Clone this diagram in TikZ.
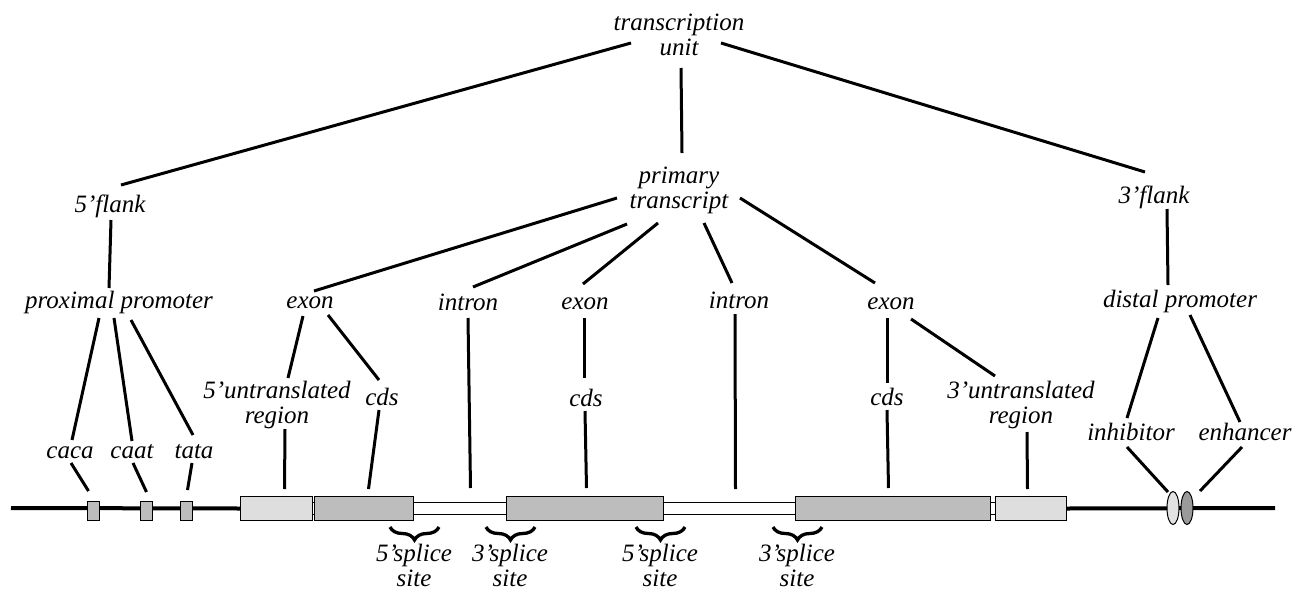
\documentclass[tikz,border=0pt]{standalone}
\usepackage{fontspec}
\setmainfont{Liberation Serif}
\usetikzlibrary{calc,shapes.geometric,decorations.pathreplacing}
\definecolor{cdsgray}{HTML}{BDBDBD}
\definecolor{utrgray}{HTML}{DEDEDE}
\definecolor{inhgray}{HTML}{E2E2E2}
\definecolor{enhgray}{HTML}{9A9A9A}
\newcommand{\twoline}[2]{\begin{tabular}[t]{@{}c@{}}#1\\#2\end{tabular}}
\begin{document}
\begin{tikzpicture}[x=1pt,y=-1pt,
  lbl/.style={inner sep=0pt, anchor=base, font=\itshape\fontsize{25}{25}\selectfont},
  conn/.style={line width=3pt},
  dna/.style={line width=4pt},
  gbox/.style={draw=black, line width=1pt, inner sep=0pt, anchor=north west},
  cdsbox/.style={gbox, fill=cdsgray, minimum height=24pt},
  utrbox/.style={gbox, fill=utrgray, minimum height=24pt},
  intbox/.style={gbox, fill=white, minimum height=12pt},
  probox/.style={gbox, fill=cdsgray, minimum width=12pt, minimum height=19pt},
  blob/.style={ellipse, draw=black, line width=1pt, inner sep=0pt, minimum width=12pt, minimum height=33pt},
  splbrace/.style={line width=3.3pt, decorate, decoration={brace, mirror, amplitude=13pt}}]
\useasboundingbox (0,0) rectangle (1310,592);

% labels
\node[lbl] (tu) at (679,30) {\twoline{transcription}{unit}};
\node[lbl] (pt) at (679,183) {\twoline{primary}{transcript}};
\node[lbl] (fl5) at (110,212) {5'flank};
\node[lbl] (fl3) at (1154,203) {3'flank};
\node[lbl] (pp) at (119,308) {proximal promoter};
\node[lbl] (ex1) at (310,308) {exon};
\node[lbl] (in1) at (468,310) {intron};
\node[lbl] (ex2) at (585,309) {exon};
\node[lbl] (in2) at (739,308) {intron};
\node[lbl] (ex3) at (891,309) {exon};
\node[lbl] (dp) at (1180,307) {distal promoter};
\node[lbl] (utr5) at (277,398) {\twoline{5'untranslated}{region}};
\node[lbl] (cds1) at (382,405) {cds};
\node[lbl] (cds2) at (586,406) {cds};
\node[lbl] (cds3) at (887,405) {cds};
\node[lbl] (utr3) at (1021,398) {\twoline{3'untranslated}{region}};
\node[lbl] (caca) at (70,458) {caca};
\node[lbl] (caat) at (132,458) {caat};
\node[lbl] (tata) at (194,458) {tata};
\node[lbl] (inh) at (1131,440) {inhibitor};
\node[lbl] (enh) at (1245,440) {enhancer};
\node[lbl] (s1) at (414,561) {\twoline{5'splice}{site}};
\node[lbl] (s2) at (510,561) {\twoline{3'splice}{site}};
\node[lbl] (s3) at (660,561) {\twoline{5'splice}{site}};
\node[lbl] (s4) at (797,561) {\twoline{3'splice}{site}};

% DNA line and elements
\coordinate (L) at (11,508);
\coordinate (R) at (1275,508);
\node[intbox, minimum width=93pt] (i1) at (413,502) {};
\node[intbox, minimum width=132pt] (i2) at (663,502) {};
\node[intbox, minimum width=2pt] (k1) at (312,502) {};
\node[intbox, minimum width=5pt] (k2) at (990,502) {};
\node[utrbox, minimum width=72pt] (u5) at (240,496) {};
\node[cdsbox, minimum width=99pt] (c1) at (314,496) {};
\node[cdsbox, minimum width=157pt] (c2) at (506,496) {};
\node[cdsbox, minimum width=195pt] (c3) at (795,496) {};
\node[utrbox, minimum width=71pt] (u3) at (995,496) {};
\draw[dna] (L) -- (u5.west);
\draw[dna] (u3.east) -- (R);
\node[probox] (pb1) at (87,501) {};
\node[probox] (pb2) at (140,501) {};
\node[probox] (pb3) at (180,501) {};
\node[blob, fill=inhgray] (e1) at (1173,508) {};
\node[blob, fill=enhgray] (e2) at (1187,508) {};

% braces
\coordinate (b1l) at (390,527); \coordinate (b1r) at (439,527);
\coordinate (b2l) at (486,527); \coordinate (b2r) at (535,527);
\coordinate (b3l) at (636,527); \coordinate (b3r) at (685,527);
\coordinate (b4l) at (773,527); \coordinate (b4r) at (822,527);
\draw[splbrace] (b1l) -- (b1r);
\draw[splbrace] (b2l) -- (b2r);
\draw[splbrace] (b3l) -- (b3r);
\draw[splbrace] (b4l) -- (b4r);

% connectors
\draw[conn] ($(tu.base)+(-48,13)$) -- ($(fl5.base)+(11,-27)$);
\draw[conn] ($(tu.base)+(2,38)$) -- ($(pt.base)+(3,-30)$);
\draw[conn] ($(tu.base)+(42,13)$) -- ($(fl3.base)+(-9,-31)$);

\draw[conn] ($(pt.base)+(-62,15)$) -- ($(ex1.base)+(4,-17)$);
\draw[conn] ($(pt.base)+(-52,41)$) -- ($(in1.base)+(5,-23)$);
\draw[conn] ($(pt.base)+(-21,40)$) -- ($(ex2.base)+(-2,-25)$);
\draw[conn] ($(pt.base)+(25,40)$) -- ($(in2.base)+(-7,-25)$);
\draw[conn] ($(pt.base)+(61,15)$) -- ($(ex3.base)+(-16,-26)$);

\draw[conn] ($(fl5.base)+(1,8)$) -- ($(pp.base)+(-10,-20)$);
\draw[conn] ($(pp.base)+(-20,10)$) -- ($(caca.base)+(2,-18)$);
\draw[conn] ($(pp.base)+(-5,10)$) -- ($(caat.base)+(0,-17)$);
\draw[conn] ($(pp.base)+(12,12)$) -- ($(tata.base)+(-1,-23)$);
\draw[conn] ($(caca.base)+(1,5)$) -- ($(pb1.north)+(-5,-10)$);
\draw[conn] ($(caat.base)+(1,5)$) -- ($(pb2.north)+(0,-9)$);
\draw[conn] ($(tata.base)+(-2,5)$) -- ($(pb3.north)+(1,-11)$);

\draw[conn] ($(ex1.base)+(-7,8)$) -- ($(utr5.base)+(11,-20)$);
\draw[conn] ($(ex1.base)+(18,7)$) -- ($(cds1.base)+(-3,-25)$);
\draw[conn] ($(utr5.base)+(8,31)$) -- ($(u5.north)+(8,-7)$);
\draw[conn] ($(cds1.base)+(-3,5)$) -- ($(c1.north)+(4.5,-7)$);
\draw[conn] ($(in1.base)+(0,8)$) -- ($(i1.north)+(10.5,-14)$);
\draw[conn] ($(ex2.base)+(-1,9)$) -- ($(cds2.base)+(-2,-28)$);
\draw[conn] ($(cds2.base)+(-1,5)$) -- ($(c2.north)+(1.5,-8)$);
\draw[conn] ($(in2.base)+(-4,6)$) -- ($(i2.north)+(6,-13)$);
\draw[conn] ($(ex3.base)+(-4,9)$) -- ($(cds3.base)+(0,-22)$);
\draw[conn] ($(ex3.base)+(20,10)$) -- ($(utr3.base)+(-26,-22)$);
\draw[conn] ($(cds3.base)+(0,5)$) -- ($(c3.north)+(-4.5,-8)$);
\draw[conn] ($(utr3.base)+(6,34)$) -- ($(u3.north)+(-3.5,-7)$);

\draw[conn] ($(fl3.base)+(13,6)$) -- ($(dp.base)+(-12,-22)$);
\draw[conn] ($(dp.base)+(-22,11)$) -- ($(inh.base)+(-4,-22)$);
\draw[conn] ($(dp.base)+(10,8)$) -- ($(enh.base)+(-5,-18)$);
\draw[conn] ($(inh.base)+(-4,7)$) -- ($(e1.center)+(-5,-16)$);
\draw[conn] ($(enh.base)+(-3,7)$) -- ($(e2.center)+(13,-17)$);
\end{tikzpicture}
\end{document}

*What you need to do*
All the lines above are to be reproduced exactly, except the pictures.

*Right answer*
Clone this diagram in TikZ.
\documentclass[tikz,border=0pt]{standalone}
\usepackage{fontspec}
\setmainfont{Liberation Serif}
\usetikzlibrary{calc,shapes.geometric,decorations.pathreplacing}
\definecolor{cdsgray}{HTML}{BDBDBD}
\definecolor{utrgray}{HTML}{DEDEDE}
\definecolor{inhgray}{HTML}{E2E2E2}
\definecolor{enhgray}{HTML}{9A9A9A}
\newcommand{\twoline}[2]{\begin{tabular}[t]{@{}c@{}}#1\\#2\end{tabular}}
\begin{document}
\begin{tikzpicture}[x=1pt,y=-1pt,
  lbl/.style={inner sep=0pt, anchor=base, font=\itshape\fontsize{25}{25}\selectfont},
  conn/.style={line width=3pt},
  dna/.style={line width=4pt},
  gbox/.style={draw=black, line width=1pt, inner sep=0pt, anchor=north west},
  cdsbox/.style={gbox, fill=cdsgray, minimum height=24pt},
  utrbox/.style={gbox, fill=utrgray, minimum height=24pt},
  intbox/.style={gbox, fill=white, minimum height=12pt},
  probox/.style={gbox, fill=cdsgray, minimum width=12pt, minimum height=19pt},
  blob/.style={ellipse, draw=black, line width=1pt, inner sep=0pt, minimum width=12pt, minimum height=33pt},
  splbrace/.style={line width=3.3pt, decorate, decoration={brace, mirror, amplitude=13pt}}]
\useasboundingbox (0,0) rectangle (1310,592);

% labels
\node[lbl] (tu) at (679,30) {\twoline{transcription}{unit}};
\node[lbl] (pt) at (679,183) {\twoline{primary}{transcript}};
\node[lbl] (fl5) at (110,212) {5'flank};
\node[lbl] (fl3) at (1154,203) {3'flank};
\node[lbl] (pp) at (119,308) {proximal promoter};
\node[lbl] (ex1) at (310,308) {exon};
\node[lbl] (in1) at (468,310) {intron};
\node[lbl] (ex2) at (585,309) {exon};
\node[lbl] (in2) at (739,308) {intron};
\node[lbl] (ex3) at (891,309) {exon};
\node[lbl] (dp) at (1180,307) {distal promoter};
\node[lbl] (utr5) at (277,398) {\twoline{5'untranslated}{region}};
\node[lbl] (cds1) at (382,405) {cds};
\node[lbl] (cds2) at (586,406) {cds};
\node[lbl] (cds3) at (887,405) {cds};
\node[lbl] (utr3) at (1021,398) {\twoline{3'untranslated}{region}};
\node[lbl] (caca) at (70,458) {caca};
\node[lbl] (caat) at (132,458) {caat};
\node[lbl] (tata) at (194,458) {tata};
\node[lbl] (inh) at (1131,440) {inhibitor};
\node[lbl] (enh) at (1245,440) {enhancer};
\node[lbl] (s1) at (414,561) {\twoline{5'splice}{site}};
\node[lbl] (s2) at (510,561) {\twoline{3'splice}{site}};
\node[lbl] (s3) at (660,561) {\twoline{5'splice}{site}};
\node[lbl] (s4) at (797,561) {\twoline{3'splice}{site}};

% DNA line and elements
\coordinate (L) at (11,508);
\coordinate (R) at (1275,508);
\node[intbox, minimum width=93pt] (i1) at (413,502) {};
\node[intbox, minimum width=132pt] (i2) at (663,502) {};
\node[intbox, minimum width=2pt] (k1) at (312,502) {};
\node[intbox, minimum width=5pt] (k2) at (990,502) {};
\node[utrbox, minimum width=72pt] (u5) at (240,496) {};
\node[cdsbox, minimum width=99pt] (c1) at (314,496) {};
\node[cdsbox, minimum width=157pt] (c2) at (506,496) {};
\node[cdsbox, minimum width=195pt] (c3) at (795,496) {};
\node[utrbox, minimum width=71pt] (u3) at (995,496) {};
\draw[dna] (L) -- (u5.west);
\draw[dna] (u3.east) -- (R);
\node[probox] (pb1) at (87,501) {};
\node[probox] (pb2) at (140,501) {};
\node[probox] (pb3) at (180,501) {};
\node[blob, fill=inhgray] (e1) at (1173,508) {};
\node[blob, fill=enhgray] (e2) at (1187,508) {};

% braces
\coordinate (b1l) at (390,527); \coordinate (b1r) at (439,527);
\coordinate (b2l) at (486,527); \coordinate (b2r) at (535,527);
\coordinate (b3l) at (636,527); \coordinate (b3r) at (685,527);
\coordinate (b4l) at (773,527); \coordinate (b4r) at (822,527);
\draw[splbrace] (b1l) -- (b1r);
\draw[splbrace] (b2l) -- (b2r);
\draw[splbrace] (b3l) -- (b3r);
\draw[splbrace] (b4l) -- (b4r);

% connectors
\draw[conn] ($(tu.base)+(-48,13)$) -- ($(fl5.base)+(11,-27)$);
\draw[conn] ($(tu.base)+(2,38)$) -- ($(pt.base)+(3,-30)$);
\draw[conn] ($(tu.base)+(42,13)$) -- ($(fl3.base)+(-9,-31)$);

\draw[conn] ($(pt.base)+(-62,15)$) -- ($(ex1.base)+(4,-17)$);
\draw[conn] ($(pt.base)+(-52,41)$) -- ($(in1.base)+(5,-23)$);
\draw[conn] ($(pt.base)+(-21,40)$) -- ($(ex2.base)+(-2,-25)$);
\draw[conn] ($(pt.base)+(25,40)$) -- ($(in2.base)+(-7,-25)$);
\draw[conn] ($(pt.base)+(61,15)$) -- ($(ex3.base)+(-16,-26)$);

\draw[conn] ($(fl5.base)+(1,8)$) -- ($(pp.base)+(-10,-20)$);
\draw[conn] ($(pp.base)+(-20,10)$) -- ($(caca.base)+(2,-18)$);
\draw[conn] ($(pp.base)+(-5,10)$) -- ($(caat.base)+(0,-17)$);
\draw[conn] ($(pp.base)+(12,12)$) -- ($(tata.base)+(-1,-23)$);
\draw[conn] ($(caca.base)+(1,5)$) -- ($(pb1.north)+(-5,-10)$);
\draw[conn] ($(caat.base)+(1,5)$) -- ($(pb2.north)+(0,-9)$);
\draw[conn] ($(tata.base)+(-2,5)$) -- ($(pb3.north)+(1,-11)$);

\draw[conn] ($(ex1.base)+(-7,8)$) -- ($(utr5.base)+(11,-20)$);
\draw[conn] ($(ex1.base)+(18,7)$) -- ($(cds1.base)+(-3,-25)$);
\draw[conn] ($(utr5.base)+(8,31)$) -- ($(u5.north)+(8,-7)$);
\draw[conn] ($(cds1.base)+(-3,5)$) -- ($(c1.north)+(4.5,-7)$);
\draw[conn] ($(in1.base)+(0,8)$) -- ($(i1.north)+(10.5,-14)$);
\draw[conn] ($(ex2.base)+(-1,9)$) -- ($(cds2.base)+(-2,-28)$);
\draw[conn] ($(cds2.base)+(-1,5)$) -- ($(c2.north)+(1.5,-8)$);
\draw[conn] ($(in2.base)+(-4,6)$) -- ($(i2.north)+(6,-13)$);
\draw[conn] ($(ex3.base)+(-4,9)$) -- ($(cds3.base)+(0,-22)$);
\draw[conn] ($(ex3.base)+(20,10)$) -- ($(utr3.base)+(-26,-22)$);
\draw[conn] ($(cds3.base)+(0,5)$) -- ($(c3.north)+(-4.5,-8)$);
\draw[conn] ($(utr3.base)+(6,34)$) -- ($(u3.north)+(-3.5,-7)$);

\draw[conn] ($(fl3.base)+(13,6)$) -- ($(dp.base)+(-12,-22)$);
\draw[conn] ($(dp.base)+(-22,11)$) -- ($(inh.base)+(-4,-22)$);
\draw[conn] ($(dp.base)+(10,8)$) -- ($(enh.base)+(-5,-18)$);
\draw[conn] ($(inh.base)+(-4,7)$) -- ($(e1.center)+(-5,-16)$);
\draw[conn] ($(enh.base)+(-3,7)$) -- ($(e2.center)+(13,-17)$);
\end{tikzpicture}
\end{document}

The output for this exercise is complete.